--- START SUPPLIED DATA ---

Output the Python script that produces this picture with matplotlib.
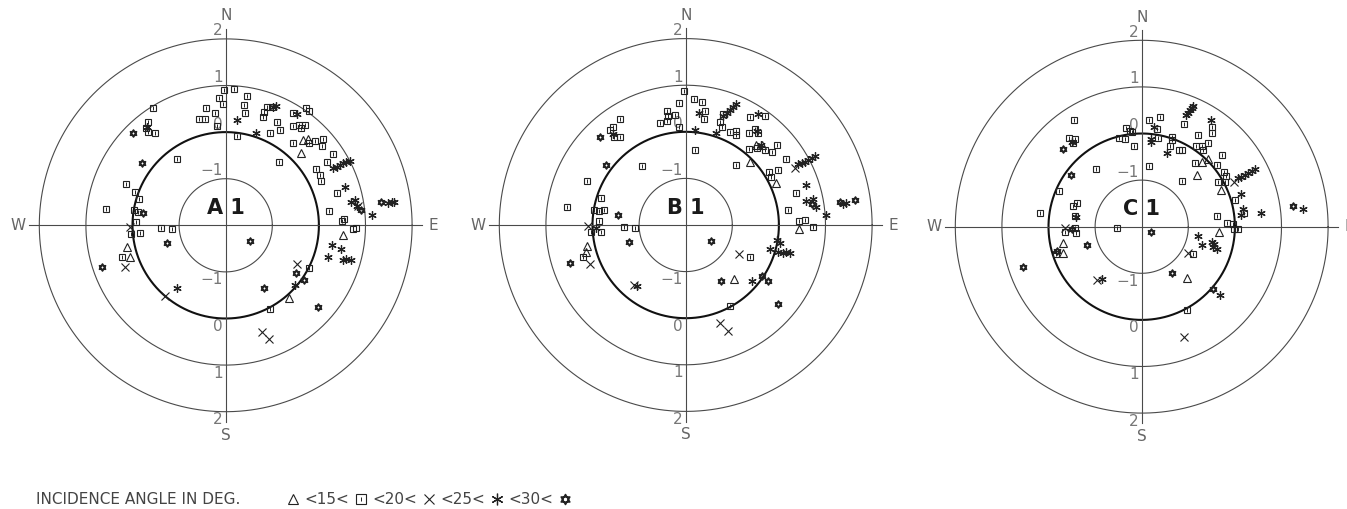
import matplotlib
matplotlib.use("Agg")
import matplotlib.pyplot as plt
from matplotlib.path import Path
import numpy as np

# values printed on the N-S axis, ring radius = value + 2
ring_values = [-1, 0, 1, 2]
panel_names = ["A 1", "B 1", "C 1"]
class_labels = ["<15<", "<20<", "<25<", "<30<"]

# ---- A 1 : (east, north) per incidence angle class ----
a_tri = [(1.66, 1.83), (1.76, 1.86), (1.62, 1.56), (-2.12, -0.46), (-2.06, -0.68),
         (1.35, -1.57), (2.52, -0.21)]
a_sq = [(-0.03, 2.91), (0.17, 2.92), (0.46, 2.78), (-0.14, 2.74), (-0.05, 2.61),
        (-1.56, 2.51), (-0.43, 2.52), (-0.24, 2.41), (-0.58, 2.29), (-0.44, 2.29),
        (-0.19, 2.14), (0.40, 2.59), (0.41, 2.42), (0.88, 2.54), (0.99, 2.54),
        (0.82, 2.44), (0.81, 2.33), (1.44, 2.40), (1.72, 2.51), (1.79, 2.46),
        (1.11, 2.22), (1.16, 2.04), (0.95, 1.97), (1.44, 2.13), (1.57, 2.15),
        (1.71, 2.16), (1.61, 2.08), (0.25, 1.91), (1.91, 1.81), (2.09, 1.85),
        (2.07, 1.70), (1.45, 1.76), (1.79, 1.76), (2.30, 1.52), (1.15, 1.35),
        (-1.05, 1.42), (-1.66, 2.22), (-1.71, 2.09), (-1.66, 2.01), (-1.51, 1.99),
        (2.17, 1.35), (1.94, 1.20), (2.03, 1.08), (2.04, 0.95), (2.38, 0.69),
        (2.49, 0.10), (2.54, 0.14), (2.21, 0.31), (-2.14, 0.89), (-1.94, 0.71),
        (-1.86, 0.56), (-2.57, 0.34), (-1.96, 0.33), (-1.89, 0.29), (-1.92, 0.08),
        (-1.39, -0.06), (-1.16, -0.07), (2.74, -0.08), (2.79, -0.06), (-2.03, -0.18),
        (-1.84, -0.16), (-2.22, -0.69), (1.78, -0.91), (0.95, -1.79)]
a_x = [(-2.05, -0.03), (-2.16, -0.89), (-1.31, -1.51), (1.52, -0.84), (0.77, -2.30),
       (0.93, -2.43), (2.84, 0.42)]
a_ast = [(1.02, 2.54), (1.08, 2.56), (1.54, 2.39), (0.25, 2.27), (0.66, 1.99),
         (-1.68, 2.10), (2.31, 1.22), (2.38, 1.26), (2.45, 1.29), (2.52, 1.33),
         (2.59, 1.35), (2.66, 1.39), (2.56, 0.83), (2.68, 0.51), (2.77, 0.54),
         (2.81, 0.42), (3.15, 0.22), (3.49, 0.47), (3.56, 0.49), (3.61, 0.51),
         (2.29, -0.43), (2.47, -0.51), (2.20, -0.68), (2.51, -0.75), (2.59, -0.73),
         (2.69, -0.74), (-1.04, -1.34), (1.49, -1.29)]
a_star = [(-1.98, 1.99), (-1.80, 1.34), (3.34, 0.49), (2.91, 0.33), (-1.78, 0.26),
          (-2.66, -0.89), (-1.25, -0.39), (0.52, -0.34), (1.50, -1.02), (1.69, -1.18),
          (0.83, -1.34), (1.99, -1.75)]

# ---- B 1 ----
b_tri = [(1.50, 1.71), (1.64, 1.72), (1.39, 1.35), (1.94, 0.91), (2.44, -0.08),
         (-2.12, -0.44), (-2.14, -0.57), (1.04, -1.16)]
b_sq = [(-0.04, 2.88), (0.17, 2.71), (0.36, 2.63), (-0.14, 2.61), (-0.41, 2.45),
        (-0.22, 2.36), (-0.55, 2.19), (-0.41, 2.24), (-0.37, 2.33), (-0.15, 2.11),
        (0.41, 2.44), (0.39, 2.27), (0.79, 2.38), (0.74, 2.22), (0.77, 2.10),
        (1.39, 2.31), (1.70, 2.33), (0.96, 1.99), (1.08, 1.94), (1.09, 2.02),
        (1.36, 1.97), (1.49, 2.06), (1.56, 1.97), (1.36, 1.64), (1.52, 1.66),
        (1.70, 1.61), (1.86, 1.56), (1.96, 1.71), (2.15, 1.42), (0.21, 1.61),
        (1.09, 1.28), (-0.93, 1.26), (-1.62, 2.04), (-1.55, 2.11), (-1.41, 2.27),
        (-1.54, 1.88), (-1.41, 1.89), (-2.12, 0.94), (-1.82, 0.58), (-2.55, 0.38),
        (-1.96, 0.33), (-1.87, 0.31), (-1.76, 0.32), (-1.86, 0.08), (-1.32, -0.04),
        (-1.09, -0.06), (1.78, 1.13), (1.97, 1.19), (1.84, 1.04), (2.36, 0.69),
        (2.19, 0.33), (2.44, 0.09), (2.56, 0.11), (2.74, -0.05), (-1.82, -0.14),
        (-2.04, -0.16), (-2.21, -0.69), (1.39, -0.69), (0.96, -1.74)]
b_x = [(2.34, 1.22), (-2.09, -0.03), (-2.05, -0.84), (-1.12, -1.29), (1.14, -0.63),
       (0.74, -2.11), (0.91, -2.27)]
b_ast = [(0.29, 2.40), (0.21, 2.04), (0.81, 2.33), (0.88, 2.40), (0.95, 2.47),
         (1.02, 2.53), (1.08, 2.59), (0.66, 1.97), (1.55, 2.39), (1.52, 2.02),
         (1.61, 1.72), (-1.57, 1.95), (2.41, 1.31), (2.49, 1.34), (2.56, 1.36),
         (2.63, 1.40), (2.70, 1.44), (2.77, 1.47), (2.59, 0.85), (2.59, 0.51),
         (2.74, 0.56), (2.79, 0.38), (3.02, 0.22), (3.38, 0.45), (3.45, 0.47),
         (-1.92, -0.06), (-1.05, -1.30), (1.43, -1.21), (1.95, -0.32), (2.02, -0.39),
         (1.81, -0.51), (2.09, -0.61), (2.16, -0.59), (2.24, -0.61), (1.99, -0.57)]
b_star = [(-1.83, 1.89), (-1.71, 1.29), (-1.46, 0.22), (2.72, 0.45), (3.32, 0.49),
          (3.63, 0.54), (-2.49, -0.82), (-1.21, -0.37), (0.55, -0.34), (0.76, -1.20),
          (1.64, -1.09), (1.77, -1.21), (1.97, -1.69)]

# ---- C 1 ----
c_tri = [(1.29, 1.38), (1.43, 1.46), (1.19, 1.12), (1.71, 0.79), (1.66, -0.12),
         (-1.68, -0.36), (-1.68, -0.57), (0.98, -1.11)]
c_sq = [(-1.46, 2.30), (0.16, 2.30), (0.40, 2.36), (-0.34, 2.11), (-0.21, 2.04),
        (-0.49, 1.91), (-0.36, 1.89), (-0.16, 1.74), (-0.25, 2.05), (0.32, 2.09),
        (0.34, 1.91), (0.64, 1.93), (0.66, 1.87), (0.60, 1.73), (0.80, 1.64),
        (0.87, 1.64), (0.91, 2.20), (1.51, 2.14), (1.51, 2.02), (1.20, 1.96),
        (1.16, 1.74), (1.29, 1.74), (1.43, 1.79), (1.31, 1.64), (1.73, 1.54),
        (1.61, 1.32), (1.14, 1.36), (1.77, 1.18), (1.64, 0.95), (1.79, 0.95),
        (1.80, 1.09), (0.16, 1.31), (0.86, 0.99), (-1.55, 1.91), (-1.43, 1.89),
        (-1.47, 1.79), (-0.99, 1.23), (-1.77, 0.76), (-2.19, 0.30), (-1.47, 0.45),
        (-1.38, 0.50), (-1.43, 0.23), (-1.43, -0.02), (-1.64, -0.12), (-0.54, -0.03),
        (2.00, 0.57), (2.20, 0.30), (1.61, 0.23), (1.84, 0.09), (1.96, 0.06),
        (2.07, -0.05), (1.97, -0.05), (-1.41, -0.14), (-1.84, -0.59), (1.11, -0.59),
        (0.97, -1.79)]
c_x = [(1.99, 0.96), (-1.64, -0.02), (-0.95, -1.14), (1.00, -0.56), (0.91, -2.36)]
c_ast = [(0.27, 2.14), (0.20, 1.82), (0.21, 1.89), (0.54, 1.59), (0.96, 2.39),
         (1.00, 2.44), (1.04, 2.50), (1.07, 2.55), (1.11, 2.59), (1.48, 2.29),
         (2.07, 1.04), (2.14, 1.07), (2.21, 1.11), (2.29, 1.16), (2.36, 1.19),
         (2.43, 1.23), (-1.49, 1.82), (-1.41, 0.21), (2.14, 0.70), (2.18, 0.39),
         (2.14, 0.26), (2.57, 0.30), (3.46, 0.37), (-0.86, -1.13), (1.21, -0.21),
         (1.29, -0.39), (1.50, -0.32), (1.54, -0.43), (1.61, -0.48), (1.56, -0.38),
         (1.69, -1.46)]
c_star = [(-1.68, 1.66), (-1.51, 1.12), (0.19, -0.11), (3.24, 0.44), (-1.50, -0.04),
          (-1.81, -0.52), (-2.55, -0.86), (-1.18, -0.39), (0.64, -1.00), (1.54, -1.34)]

INK = "#222222"
GRID = "#4a4a4a"
LABEL = "#777777"

# hexagram marker: two closed triangles sharing a centre
_ang_up = np.pi / 2 + np.arange(3) * 2 * np.pi / 3
_ang_dn = -np.pi / 2 + np.arange(3) * 2 * np.pi / 3
_verts = ([(np.cos(a), np.sin(a)) for a in _ang_up] + [(0, 0)] +
          [(np.cos(a), np.sin(a)) for a in _ang_dn] + [(0, 0)])
_codes = [Path.MOVETO, Path.LINETO, Path.LINETO, Path.CLOSEPOLY] * 2
HEXAGRAM = Path(_verts, _codes)


def draw_symbol(ax, pts, kind, scale=1.0):
    xs = [p[0] for p in pts]
    ys = [p[1] for p in pts]
    if kind == "tri":
        ax.plot(xs, ys, ls="none", marker="^", ms=5.2 * scale, mfc="none", mec=INK, mew=0.8, zorder=5)
    elif kind == "sq":
        ax.plot(xs, ys, ls="none", marker="s", ms=5.0 * scale, mfc="none", mec=INK, mew=0.8, zorder=5)
        ax.plot(xs, ys, ls="none", marker="|", ms=2.3 * scale, mec=INK, mew=0.7, zorder=5)
    elif kind == "x":
        ax.plot(xs, ys, ls="none", marker="x", ms=5.5 * scale, mec=INK, mew=0.8, zorder=5)
    elif kind == "ast":
        ax.plot(xs, ys, ls="none", marker=(6, 2, 0), ms=6.0 * scale, mec=INK, mew=0.9, zorder=5)
    elif kind == "star":
        ax.plot(xs, ys, ls="none", marker=HEXAGRAM, ms=5.2 * scale, mfc="none", mec=INK, mew=1.1, zorder=5)


fig = plt.figure(figsize=(13.47, 5.09), dpi=100)
W, H = 1347, 509
unit = 46.6
half = 4.82
centers = [(225.7, 225.3), (685.7, 225.0), (1141.7, 226.7)]
panels = [
    (a_tri, a_sq, a_x, a_ast, a_star),
    (b_tri, b_sq, b_x, b_ast, b_star),
    (c_tri, c_sq, c_x, c_ast, c_star),
]
kinds = ["tri", "sq", "x", "ast", "star"]

theta = np.linspace(0, 2 * np.pi, 400)
for (cx, cy), name, sets in zip(centers, panel_names, panels):
    ax = fig.add_axes([(cx - half * unit) / W, (H - cy - half * unit) / H,
                       2 * half * unit / W, 2 * half * unit / H])
    ax.set_xlim(-half, half)
    ax.set_ylim(-half, half)
    ax.set_aspect("equal")
    ax.axis("off")

    # rings
    for v in ring_values:
        r = v + 2
        if v == 0:
            ax.plot(r * np.cos(theta), r * np.sin(theta), color="#111111", lw=1.5, zorder=2)
        else:
            ax.plot(r * np.cos(theta), r * np.sin(theta), color=GRID, lw=0.8, zorder=2)
        for sgn in (1, -1):
            ax.text(-0.06, sgn * (r + 0.17), str(v).replace("-", "\u2212"), ha="right",
                    va="center", fontsize=11, color=LABEL, zorder=3)

    # cross axes
    ax.plot([-4.22, 4.22], [0, 0], color=GRID, lw=0.8, zorder=2)
    ax.plot([0, 0], [-4.22, 4.22], color=GRID, lw=0.8, zorder=2)
    ax.text(0, 4.5, "N", ha="center", va="center", fontsize=11, color="#666666")
    ax.text(0, -4.5, "S", ha="center", va="center", fontsize=11, color="#666666")
    ax.text(-4.45, 0, "W", ha="center", va="center", fontsize=11, color="#666666")
    ax.text(4.45, 0, "E", ha="center", va="center", fontsize=11, color="#666666")

    ax.text(0, 0.37, name, ha="center", va="center", fontsize=15, fontweight="bold",
            color="#1a1a1a", zorder=6)

    for pts, kind in zip(sets, kinds):
        draw_symbol(ax, pts, kind)

# key line at the bottom
leg = fig.add_axes([0, 0, 1, 60 / H])
leg.set_xlim(0, W)
leg.set_ylim(0, 60)
leg.axis("off")
ty = 10
leg.text(36, ty, "INCIDENCE ANGLE IN DEG.", ha="left", va="center", fontsize=11, color="#444444")
sym_x = [293, 361, 429, 497, 565]
for sx, kind in zip(sym_x, kinds):
    draw_symbol(leg, [(sx, ty)], kind, scale=1.4)
for i, lab in enumerate(class_labels):
    leg.text((sym_x[i] + sym_x[i + 1]) / 2, ty, lab, ha="center", va="center",
             fontsize=11, color="#444444")

fig.savefig("out.png", dpi=100, facecolor="white")
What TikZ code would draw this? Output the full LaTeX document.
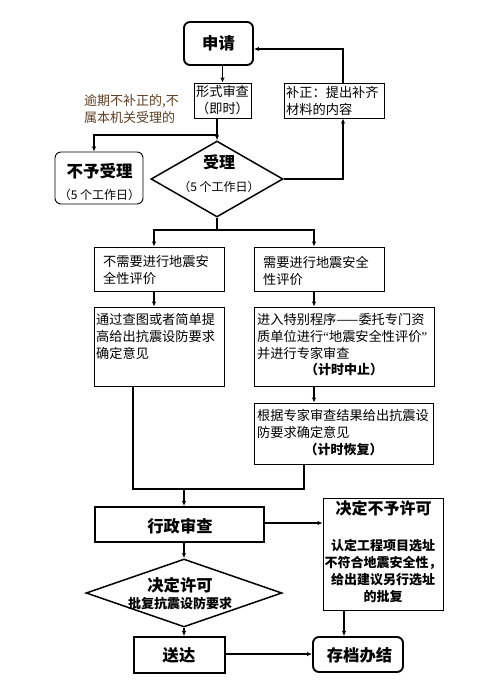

--- END SUPPLIED DATA ---

EXERCISE DESCRIPTION => Leave out any pictures and return exactly the lines from the beginning of the data through the line with "import numpy as np", inclusive.

PROBLEM SOLUTION =>
Output the Python script that produces this picture with matplotlib.
import matplotlib
matplotlib.use("Agg")
import matplotlib.pyplot as plt
from matplotlib.path import Path
import numpy as np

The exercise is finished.